Piyush Goyal Hails Northeast as India's Growth Engine
Synopsis
Key Takeaways
Union Commerce and Industry Minister Piyush Goyal on Saturday, 20 June 2026 celebrated twelve years of accelerated development in India's northeastern region, calling it a transformation from the margins of national progress to the country's foremost growth engine. The minister invoked the region's popular identity as Ashtalakshmi — the eight-state collective named after the goddess of prosperity — to underscore what the ruling dispensation frames as a historic turnaround.
Context
Goyal's post, tagged #12YearsOfRisingNorthEast, marks a symbolic milestone counting from 2014, the year the National Democratic Alliance returned to power under Prime Minister Narendra Modi. The hashtag situates the message squarely within the BJP's broader political narrative of northeastern renaissance. In the post, the minister wrote: 'Ashtalakshmi pūrvottar kshetra kabhī vikās kī mukhyadhārā se dūr thā, āj ye samṛddhi, sāmarthya aur sambhāvanāon ke sāth Bhārat kā growth engine ban rahā hai' — 'The Ashtalakshmi northeastern region was once far from the mainstream of development; today it is becoming India's growth engine, with prosperity, capability and potential.'
Policy Backdrop
The claim draws on a decade-long policy shift anchored in the Act East Policy, formally relaunched in 2014, which repositioned the North Eastern Region (NER) as India's strategic gateway to Southeast Asia and the ASEAN bloc. Successive Union Budgets after 2014 sharply raised allocations to the Ministry of Development of North Eastern Region (DoNER), and dedicated schemes such as PM-DevINE were introduced to fund infrastructure, livelihoods and social-sector gaps specific to the region. The eight northeastern states — long characterised by connectivity deficits, difficult terrain and lower per-capita development indicators — became a declared priority for roads, railways, airports and power projects under this framework.
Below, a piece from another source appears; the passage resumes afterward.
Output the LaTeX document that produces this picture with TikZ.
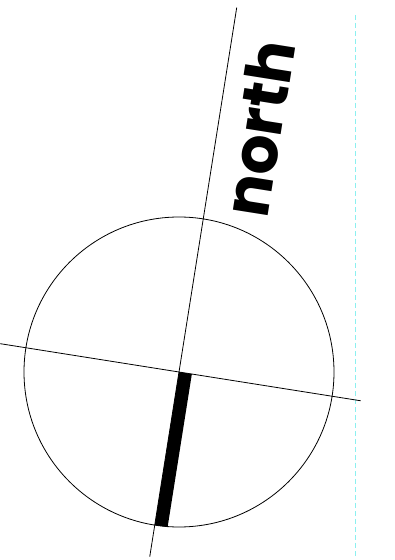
\documentclass[tikz,border=0pt]{standalone}
\usepackage{fontspec}
\newfontfamily\headfont{Poppins}
\usetikzlibrary{calc}
\definecolor{ink}{HTML}{000000}
\definecolor{guide}{HTML}{8CF0F0}

\begin{document}
\begin{tikzpicture}[x=1pt,y=1pt]
  \useasboundingbox (0,0) rectangle (395,560);
  \coordinate (ctr) at (179,188);
  \draw[guide,line width=0.8pt,dash pattern=on 5pt off 3pt] (355,545) -- (355,2);
  \draw[ink,line width=0.8pt] (ctr) circle (155);
  \begin{scope}[shift={(ctr)},rotate=-9]
    \coordinate (top) at (0,369);
    \coordinate (bot) at (0,-187);
    \coordinate (lft) at (-181,0);
    \coordinate (rgt) at (184,0);
    \draw[ink,line width=0.8pt] (bot) -- (top);
    \draw[ink,line width=0.8pt] (lft) -- (rgt);
    \fill[ink] (0,0) rectangle (13,-155);
    \node[rotate=81,anchor=base west,inner sep=0pt,text=ink,
      font=\headfont\bfseries\fontsize{63}{63}\selectfont] (lbl) at (64,164) {north};
  \end{scope}
\end{tikzpicture}
\end{document}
The 'Ashtalakshmi' framing itself has been used by senior BJP leaders, including the Prime Minister, to counter a historical perception that the Northeast was neglected by earlier governments. By invoking samṛddhi (prosperity), sāmarthya (capability) and sambhāvanāen (potential), Goyal's post echoes the three-pillar vocabulary the NDA has consistently deployed to describe its northeastern agenda.
Stakeholders and Impact
The principal beneficiaries of the policy push — and the audiences for messaging of this kind — are the eight northeastern states: Arunachal Pradesh, Assam, Manipur, Meghalaya, Mizoram, Nagaland, Sikkim and Tripura, along with their entrepreneurs, farmers, and infrastructure developers. Enhanced central funding has translated into a measurably expanded project pipeline in connectivity and logistics, positioning the region within national supply chains and cross-border trade corridors with Bangladesh, Myanmar, Bhutan and China. State governments of the NER, most of which are currently led by BJP or BJP-allied administrations, have been active partners in channelling these investments.
For the broader investor community, ministerial-level affirmations of the Northeast's 'growth engine' status ahead of budget cycles or investor summits typically signal continued or increased central outlays and policy attention.
What's Next
Observers will watch the next Union Budget for the NER's headline allocation figure and any fresh project announcements that give concrete weight to the 'growth engine' assertion. The annual Northeast Investors Summit and Parliament's winter session are the other key forums where policy intent traditionally translates into specific commitments. As India deepens its Act East engagement, the Northeast's role as a trade and connectivity corridor — rather than merely a welfare recipient — will be the metric by which the transformation narrative is ultimately tested.